While lower rates will help the market, Nick Leeming, chairman of Jackson-Stops, said its agents are seeing buyer behaviour being driven by the right property in the right location, more so than any other defining factor.
He added: “While local nuances are emerging due to supply levels, competition for prime homes that strike the balance between greater space and good connections will continue to drive activity and underline market confidence.”
Matt Smith, Rightmove’s mortgage expert suggested 20 consecutive weeks of steady average mortgage rate falls are giving confidence to those thinking of moving, although rates do remain at elevated levels.

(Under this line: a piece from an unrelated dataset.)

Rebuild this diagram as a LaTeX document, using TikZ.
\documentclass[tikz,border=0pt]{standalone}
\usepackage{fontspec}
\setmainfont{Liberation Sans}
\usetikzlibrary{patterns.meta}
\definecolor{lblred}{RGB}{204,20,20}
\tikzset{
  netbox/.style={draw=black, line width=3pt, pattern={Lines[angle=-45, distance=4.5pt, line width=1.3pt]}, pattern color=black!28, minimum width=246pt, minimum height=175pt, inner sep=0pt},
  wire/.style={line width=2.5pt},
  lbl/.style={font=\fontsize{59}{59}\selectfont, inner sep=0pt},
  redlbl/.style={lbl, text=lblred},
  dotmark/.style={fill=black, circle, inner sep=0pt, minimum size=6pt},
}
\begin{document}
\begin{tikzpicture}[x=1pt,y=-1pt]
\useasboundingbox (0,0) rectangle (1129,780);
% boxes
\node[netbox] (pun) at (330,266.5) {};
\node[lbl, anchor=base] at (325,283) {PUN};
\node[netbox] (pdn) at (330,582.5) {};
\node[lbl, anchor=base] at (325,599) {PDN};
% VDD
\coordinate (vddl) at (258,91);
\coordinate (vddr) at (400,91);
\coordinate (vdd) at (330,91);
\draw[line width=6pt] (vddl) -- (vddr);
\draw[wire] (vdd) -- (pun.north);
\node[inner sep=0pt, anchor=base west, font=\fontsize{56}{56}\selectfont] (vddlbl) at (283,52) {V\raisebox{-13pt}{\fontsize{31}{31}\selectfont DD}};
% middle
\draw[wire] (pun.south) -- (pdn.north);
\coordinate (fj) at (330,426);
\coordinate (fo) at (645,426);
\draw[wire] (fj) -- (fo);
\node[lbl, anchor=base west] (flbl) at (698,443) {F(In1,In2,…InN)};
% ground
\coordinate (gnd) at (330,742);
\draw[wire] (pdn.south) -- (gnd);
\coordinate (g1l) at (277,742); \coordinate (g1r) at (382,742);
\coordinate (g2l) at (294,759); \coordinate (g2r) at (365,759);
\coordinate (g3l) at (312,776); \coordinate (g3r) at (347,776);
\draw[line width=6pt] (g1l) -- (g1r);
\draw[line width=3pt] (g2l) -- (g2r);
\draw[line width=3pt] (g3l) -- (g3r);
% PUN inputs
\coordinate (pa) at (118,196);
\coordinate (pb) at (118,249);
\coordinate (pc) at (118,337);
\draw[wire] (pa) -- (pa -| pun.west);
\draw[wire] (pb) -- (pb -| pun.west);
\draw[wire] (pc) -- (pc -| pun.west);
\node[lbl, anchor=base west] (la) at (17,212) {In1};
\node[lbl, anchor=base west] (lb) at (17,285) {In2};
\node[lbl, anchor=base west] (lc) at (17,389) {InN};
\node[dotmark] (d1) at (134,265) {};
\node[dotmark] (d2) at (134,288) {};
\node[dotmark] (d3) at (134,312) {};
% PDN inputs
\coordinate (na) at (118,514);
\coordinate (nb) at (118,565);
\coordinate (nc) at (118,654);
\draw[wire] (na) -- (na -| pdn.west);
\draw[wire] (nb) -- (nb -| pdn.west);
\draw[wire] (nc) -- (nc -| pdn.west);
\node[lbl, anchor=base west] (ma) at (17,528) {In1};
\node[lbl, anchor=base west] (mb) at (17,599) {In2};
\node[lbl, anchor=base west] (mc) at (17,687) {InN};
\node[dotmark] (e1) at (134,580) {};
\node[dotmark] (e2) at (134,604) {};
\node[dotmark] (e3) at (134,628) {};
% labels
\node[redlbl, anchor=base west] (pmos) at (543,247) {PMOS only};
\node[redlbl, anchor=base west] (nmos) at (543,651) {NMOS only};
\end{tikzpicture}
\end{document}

He said: "The market opinion remains that base rate has reached its peak. The fact that swap rates – the underlying cost of mortgages to lenders - fell further after the latest UK GDP data was published yesterday, was another indicator that the markets were confident about how today’s announcement would play out.

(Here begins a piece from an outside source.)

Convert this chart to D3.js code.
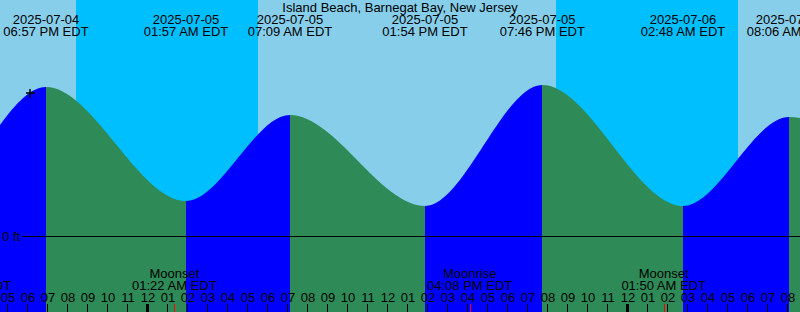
<!DOCTYPE html>
<meta charset="UTF-8">
<style>
    body { margin: 0; }
    text { font-family: "Liberation Sans", Arial, sans-serif; font-size: 13px; fill: #000; }
</style>
<body>
<div id="chart"></div>
<script src="https://d3js.org/d3.v7.min.js"></script>
<script>

// chart data
var title = "Island Beach, Barnegat Bay, New Jersey";
var tideTimes = ["2025-07-04 07:00", "2025-07-04 13:08", "2025-07-04 18:57", "2025-07-05 01:57",
                 "2025-07-05 07:09", "2025-07-05 13:54", "2025-07-05 19:46", "2025-07-06 02:48",
                 "2025-07-06 08:06", "2025-07-06 14:30"];
var tideFeet = [1.20, 0.39, 1.49, 0.35, 1.21, 0.30, 1.51, 0.30, 1.19, 0.32];
var sunsets = ["2025-07-04 20:27", "2025-07-05 20:27"];
var sunrises = ["2025-07-05 05:33", "2025-07-06 05:33"];
var moonTimes = ["2025-07-04 15:05", "2025-07-05 01:22", "2025-07-05 16:08", "2025-07-06 01:50"];
var moonEvents = ["Moonrise", "Moonset", "Moonrise", "Moonset"];
var nowMark = {time: "2025-07-04 18:09", ft: 1.43};
var timeWindow = ["2025-07-04 16:39", "2025-07-06 08:39"];

// dimensions
var width = 800, height = 312;

var parseTime = d3.utcParse("%Y-%m-%d %H:%M");
var fmtDate = d3.utcFormat("%Y-%m-%d");
var fmtTime = d3.utcFormat("%I:%M %p EDT");
var fmtHour = d3.utcFormat("%I");

var tides = tideTimes.map(function(t, i) { return {t: parseTime(t), ft: tideFeet[i]}; });

// scales
var x = d3.scaleUtc().domain(timeWindow.map(parseTime)).range([0, width]);
var y = d3.scaleLinear().domain([0, 1]).range([236, 136]);

var svg = d3.select("#chart").append("svg")
    .attr("width", width)
    .attr("height", height)
    .style("display", "block");

// sky: day then night bands
svg.append("rect")
    .attr("width", width).attr("height", height)
    .attr("fill", "#87CEEB");

svg.selectAll(".night")
    .data(sunsets)
    .enter().append("rect")
    .attr("class", "night")
    .attr("x", function(d) { return x(parseTime(d)); })
    .attr("y", 0)
    .attr("width", function(d, i) { return x(parseTime(sunrises[i])) - x(parseTime(d)); })
    .attr("height", height)
    .attr("fill", "#00BFFF");

// tide area used as clip
var area = d3.area()
    .x(function(d) { return x(d.t); })
    .y0(height)
    .y1(function(d) { return y(d.ft); })
    .curve(d3.curveMonotoneX);

svg.append("clipPath")
    .attr("id", "tideclip")
    .append("path")
    .attr("d", area(tides));

// rising = blue, falling = green
var segs = d3.pairs(tides);
svg.append("g")
    .attr("clip-path", "url(#tideclip)")
    .selectAll("rect")
    .data(segs)
    .enter().append("rect")
    .attr("x", function(d) { return x(d[0].t); })
    .attr("y", 0)
    .attr("width", function(d) { return x(d[1].t) - x(d[0].t); })
    .attr("height", height)
    .attr("fill", function(d) { return d[1].ft > d[0].ft ? "#0000FF" : "#2E8B57"; })
    .attr("shape-rendering", "crispEdges");

// zero line
svg.append("line")
    .attr("x1", 22).attr("x2", width)
    .attr("y1", y(0)).attr("y2", y(0))
    .attr("stroke", "#000")
    .attr("shape-rendering", "crispEdges");

svg.append("text")
    .attr("x", 2).attr("y", y(0) + 5)
    .text("0 ft");

// title
svg.append("text")
    .attr("x", width / 2).attr("y", 12)
    .attr("text-anchor", "middle")
    .text(title);

// tide extreme labels
var tl = svg.selectAll(".tlab")
    .data(tides)
    .enter().append("text")
    .attr("class", "tlab")
    .attr("text-anchor", "middle");
tl.append("tspan")
    .attr("x", function(d) { return x(d.t); })
    .attr("y", 24)
    .text(function(d) { return fmtDate(d.t); });
tl.append("tspan")
    .attr("x", function(d) { return x(d.t); })
    .attr("y", 36)
    .text(function(d) { return fmtTime(d.t); });

// moon labels
var ml = svg.selectAll(".mlab")
    .data(moonTimes)
    .enter().append("text")
    .attr("class", "mlab")
    .attr("text-anchor", "middle");
ml.append("tspan")
    .attr("x", function(d) { return x(parseTime(d)); })
    .attr("y", 278)
    .text(function(d, i) { return moonEvents[i]; });
ml.append("tspan")
    .attr("x", function(d) { return x(parseTime(d)); })
    .attr("y", 290)
    .text(function(d) { return fmtTime(parseTime(d)); });

// hour ticks and labels
var hours = d3.utcHour.range(x.domain()[0], x.domain()[1]);
svg.selectAll(".hlab")
    .data(hours)
    .enter().append("text")
    .attr("class", "hlab")
    .attr("x", function(d) { return x(d) + 1; })
    .attr("y", 302)
    .attr("text-anchor", "middle")
    .text(function(d) { return fmtHour(d); });

svg.selectAll(".htick")
    .data(hours)
    .enter().append("line")
    .attr("class", "htick")
    .attr("x1", function(d) { return Math.round(x(d)) + 0.5; })
    .attr("x2", function(d) { return Math.round(x(d)) + 0.5; })
    .attr("y1", 304).attr("y2", height)
    .attr("stroke", "#000")
    .attr("stroke-width", function(d) { return d.getUTCHours() === 0 ? 3 : 1; });

// moon event ticks
svg.selectAll(".mtick")
    .data(moonTimes)
    .enter().append("line")
    .attr("class", "mtick")
    .attr("x1", function(d) { return Math.round(x(parseTime(d))) + 0.5; })
    .attr("x2", function(d) { return Math.round(x(parseTime(d))) + 0.5; })
    .attr("y1", 304).attr("y2", height)
    .attr("stroke", "#FF0000");

// current time marker
var nx = x(parseTime(nowMark.time)), ny = y(nowMark.ft);
svg.append("path")
    .attr("d", "M" + (nx - 4) + "," + ny + "H" + (nx + 5) + "M" + nx + "," + (ny - 4) + "V" + (ny + 5))
    .attr("stroke", "#000")
    .attr("stroke-width", 1.5);

</script>
</body>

“Many of the factors that contributed to the hold in September and November are continuing, and a flattened base rate, which could begin to fall in 2024, is looking increasingly likely.
“The hold could provide some room for lenders to offer further mortgage rate drops – though it’s likely that lenders may hold back offering these to borrowers this side of Christmas, to take advantage of the seasonal jump in demand that usually happens in January”
Nathan Emerson, chief executive of Propertymark, added: "There is little denying this year has been extremely difficult for many, with a harsh mix of high inflation and elevated interest rates to contend with. There is no shying away from the fact many households have struggled to get by each month.
"With interest rates remaining unchanged yet again, Propertymark is optimistic the peak of the turmoil has passed, however, it may take a little time to see full momentum and confidence back within the housing market once again.”